Während die Regierungsseite auf „Schutzmaßnahmen“ wie Bankenunion und Rettungsfonds verwies, die auch bei einem Bankrott Griechenlands andere Euro-Mitglieder vor schweren Turbulenzen schützen würden, warnten die Fraktionen von Die Linke und den Grünen vehement vor den unabsehbaren Folgen eines Ausscheidens Athens aus der Währungsunion.
Bundeskanzlerin Dr. Angela Merkel (CDU) signalisierte in der Debatte Gesprächsbereitschaft gegenüber Athen: „Die Tür für Gespräche war immer offen, und sie bleibt immer offen.“ Eine Einigung um jeden Preis jedoch werde es nicht geben. Es sei die griechische Regierung gewesen, die die Verhandlungen mit den Geldgebern und der Eurogruppe beendet habe, Verpflichtungen nicht nachgekommen sei.

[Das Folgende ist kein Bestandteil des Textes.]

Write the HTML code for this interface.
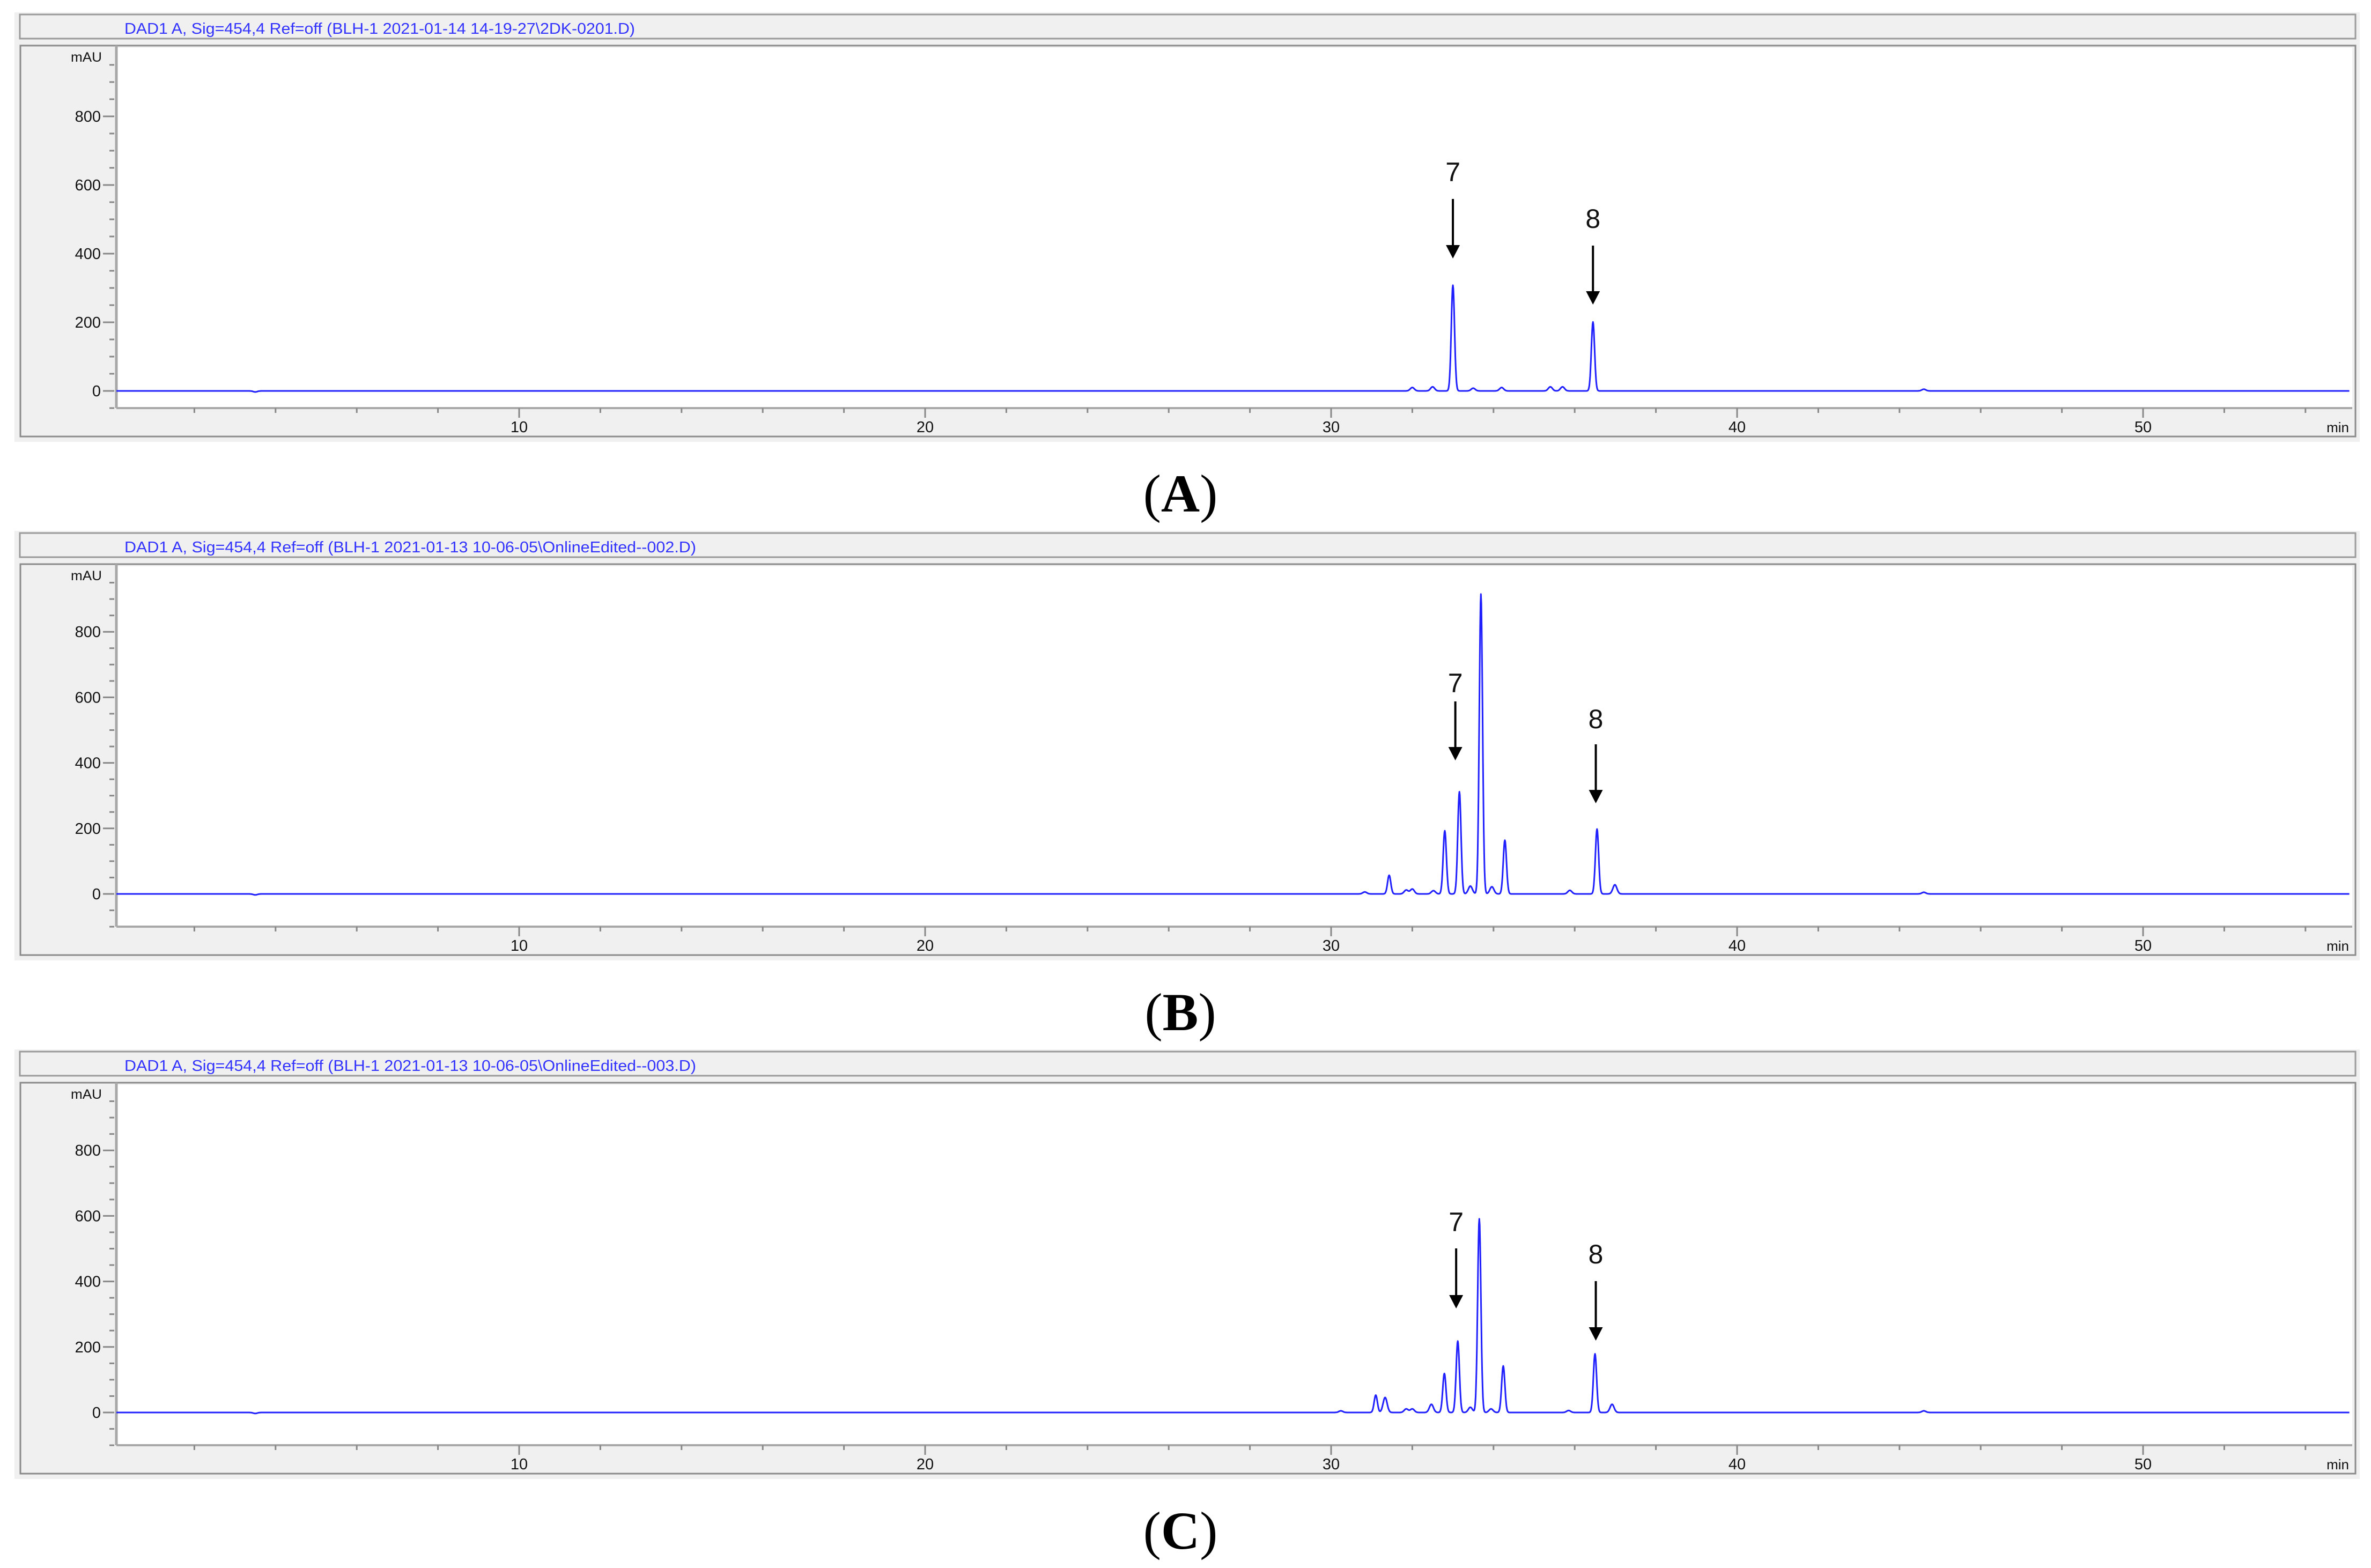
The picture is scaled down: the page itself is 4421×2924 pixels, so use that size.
<!DOCTYPE html>
<html><head><meta charset="utf-8">
<style>
html,body{margin:0;padding:0;background:#fff;}
svg{display:block;}
</style></head>
<body>
<svg id="fig" width="4421" height="2924" viewBox="0 0 4421 2924" xmlns="http://www.w3.org/2000/svg"></svg>
<script>
// ---- data ----
const panelKeys = ["A","B","C"];
const titles = [
 "DAD1 A, Sig=454,4 Ref=off (BLH-1 2021-01-14 14-19-27\\2DK-0201.D)",
 "DAD1 A, Sig=454,4 Ref=off (BLH-1 2021-01-13 10-06-05\\OnlineEdited--002.D)",
 "DAD1 A, Sig=454,4 Ref=off (BLH-1 2021-01-13 10-06-05\\OnlineEdited--003.D)"
];
const peakTimesA = [3.5, 32.0, 32.5, 33.0, 33.5, 34.2, 35.4, 35.7, 36.45, 44.6];
const peakHeightsA = [-3, 10, 12, 308, 8, 10, 12, 12, 201, 5];
const peakTimesB = [3.5, 30.83, 31.43, 31.85, 32.0, 32.52, 32.80, 33.16, 33.43, 33.69, 33.96, 34.28, 35.88, 36.55, 36.99, 44.6];
const peakHeightsB = [-3, 6, 57, 12, 15, 10, 193, 312, 24, 915, 22, 164, 11, 198, 28, 5];
const peakTimesC = [3.5, 30.24, 31.10, 31.33, 31.85, 32.0, 32.47, 32.79, 33.12, 33.43, 33.65, 33.94, 34.24, 35.85, 36.50, 36.92, 44.6];
const peakHeightsC = [-3, 5, 53, 46, 11, 11, 25, 119, 218, 16, 591, 11, 142, 6, 179, 25, 5];
const arrowTimesA = [33.0, 36.45];
const arrowTimesB = [33.06, 36.52];
const arrowTimesC = [33.08, 36.52];
const arrowLabels = ["7","8"];
const yTickLabels = ["0","200","400","600","800"];
const xTickLabels = ["10","20","30","40","50"];

// ---- layout ----
const NS="http://www.w3.org/2000/svg";
const svg=document.getElementById('fig');
function mk(tag,attrs,parent){const e=document.createElementNS(NS,tag);for(const k in attrs)e.setAttribute(k,attrs[k]);(parent||svg).appendChild(e);return e;}
const PL=217, PR=4386;
function xScale(t){return 211+75.7*t;}
const panelDy=[0,967,1934];
const yMin=[-50,-100,-100];
const pxPerUnit=[0.64,0.611,0.611];
const arrowGeom=[
 [{ly:320,l0:371,l1:482},{ly:407,l0:458,l1:568}],
 [{ly:1273,l0:1308,l1:1418},{ly:1340,l0:1388,l1:1498}],
 [{ly:2278,l0:2328,l1:2440},{ly:2338,l0:2389,l1:2500}]
];
const peakT=[peakTimesA,peakTimesB,peakTimesC];
const peakH=[peakHeightsA,peakHeightsB,peakHeightsC];
const arrT=[arrowTimesA,arrowTimesB,arrowTimesC];
const labelBase=[954,1921,2888];

for(let p=0;p<3;p++){
  const dy=panelDy[p];
  const top=89+dy, axisY=761+dy;
  const zero=top+1000*pxPerUnit[p];
  const yScale=v=>zero-v*pxPerUnit[p];
  const g=mk('g',{});
  
  
  // outer grey
  let r=mk('rect',{x:27,y:23+dy,width:4373,height:801,fill:'#f0f0f0'},g);
  
  // title bar
  r=mk('rect',{x:37,y:27+dy,width:4355,height:45,fill:'#f0f0f0',stroke:'#9a9a9a','stroke-width':3},g);
  
  let tt=mk('text',{x:232,y:63+dy,'font-family':'Liberation Sans, sans-serif','font-size':29,fill:'#3333ff',textLength:(p==0?952:1066),lengthAdjust:'spacingAndGlyphs'},g);
  tt.textContent=titles[p];
  
  // frame
  r=mk('rect',{x:38,y:85+dy,width:4354,height:729,fill:'#f0f0f0',stroke:'#8a8a8a','stroke-width':3},g);
  
  r=mk('rect',{x:PL,y:top,width:PR-PL,height:axisY-top,fill:'#ffffff'},g);
  
  // axes lines
  let a=mk('line',{x1:PL,y1:top-4,x2:PL,y2:axisY,stroke:'#a8a8a8','stroke-width':5},g);
  
  a=mk('line',{x1:PL,y1:axisY,x2:PR,y2:axisY,stroke:'#a8a8a8','stroke-width':4},g);
  
  // y ticks
  for(let v=yMin[p]; v<=950; v+=50){
    const y=yScale(v); const major=(v%200===0 && v>=0);
    const tk=mk('line',{x1:major?192:204,y1:y,x2:213,y2:y,stroke:'#888','stroke-width':3},g);
    
  }
  yTickLabels.forEach(s=>{
    const tl=mk('text',{x:188,y:yScale(+s)+10,'text-anchor':'end','font-family':'Liberation Sans, sans-serif','font-size':29,fill:'#111'},g);
    tl.textContent=s;
    
  });
  const mau=mk('text',{x:190,y:top+26,'text-anchor':'end','font-family':'Liberation Sans, sans-serif','font-size':25,fill:'#111',textLength:58,lengthAdjust:'spacingAndGlyphs'},g);
  mau.textContent='mAU';
  
  // x ticks
  for(let t=2;t<=54;t+=2){
    const x=xScale(t); const major=(t%10===0);
    const tk=mk('line',{x1:x,y1:axisY,x2:x,y2:axisY+(major?18:9),stroke:'#888','stroke-width':3},g);
    
  }
  xTickLabels.forEach(s=>{
    const tl=mk('text',{x:xScale(+s),y:axisY+45,'text-anchor':'middle','font-family':'Liberation Sans, sans-serif','font-size':29,fill:'#111'},g);
    tl.textContent=s;
    
  });
  const mn=mk('text',{x:4380,y:axisY+45,'text-anchor':'end','font-family':'Liberation Sans, sans-serif','font-size':26,fill:'#111'},g);
  mn.textContent='min';
  
  // trace
  const T=peakT[p], H=peakH[p];
  let d='';
  for(let i=0;i<=5500;i++){
    const t=0.08+i*0.01; if(xScale(t)>PR-2) break;
    let v=0;
    for(let k=0;k<T.length;k++){
      const s=(Math.abs(H[k])>50)?0.04:0.05;
      const z=(t-T[k])/s; v+=H[k]*Math.exp(-0.5*z*z);
    }
    d+=(i?'L':'M')+xScale(t).toFixed(1)+' '+yScale(v).toFixed(1);
  }
  const tr=mk('path',{d:d,fill:'none',stroke:'#2020ff','stroke-width':3,'stroke-linejoin':'round'},g);
  
  // arrows
  arrT[p].forEach((t,k)=>{
    const x=xScale(t), ag=arrowGeom[p][k];
    const lab=mk('text',{x:x,y:ag.ly+18,'text-anchor':'middle','font-family':'Liberation Sans, sans-serif','font-size':50,fill:'#111'},g);
    lab.textContent=arrowLabels[k];
    
    const ln=mk('line',{x1:x,y1:ag.l0,x2:x,y2:ag.l1-20,stroke:'#000','stroke-width':4},g);
    
    const hd=mk('polygon',{points:(x-13)+','+(ag.l1-25)+' '+(x+13)+','+(ag.l1-25)+' '+x+','+ag.l1,fill:'#000'},g);
    
  });
  // panel label
  const pl=mk('text',{x:2201,y:labelBase[p],'text-anchor':'middle','font-family':'Liberation Serif, serif','font-size':100,fill:'#000'});
  
  const s1=mk('tspan',{},pl);s1.textContent='(';
  const s2=mk('tspan',{'font-weight':'bold'},pl);s2.textContent=panelKeys[p];
  const s3=mk('tspan',{},pl);s3.textContent=')';
}
</script>
</body></html>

Ein von ihr nun ins Auge gefasste Referendum über die Forderungen der Geldgeber, sei legitim, genauso legitim sei aber auch, dass die anderen 18 Euro-Mitglieder „zu den griechischen Vorschlägen eine angemessene Haltung entwickeln“, erst recht in einer Währungsunion, wo Entscheidungen des einen Mitglieds „Wohl und Wehe“ aller anderen und des Ganzen berühren. „Europa ist eine Schicksalsgemeinschaft und als solche eine Rechts- und Verantwortungsgemeinschaft“, sagte Merkel.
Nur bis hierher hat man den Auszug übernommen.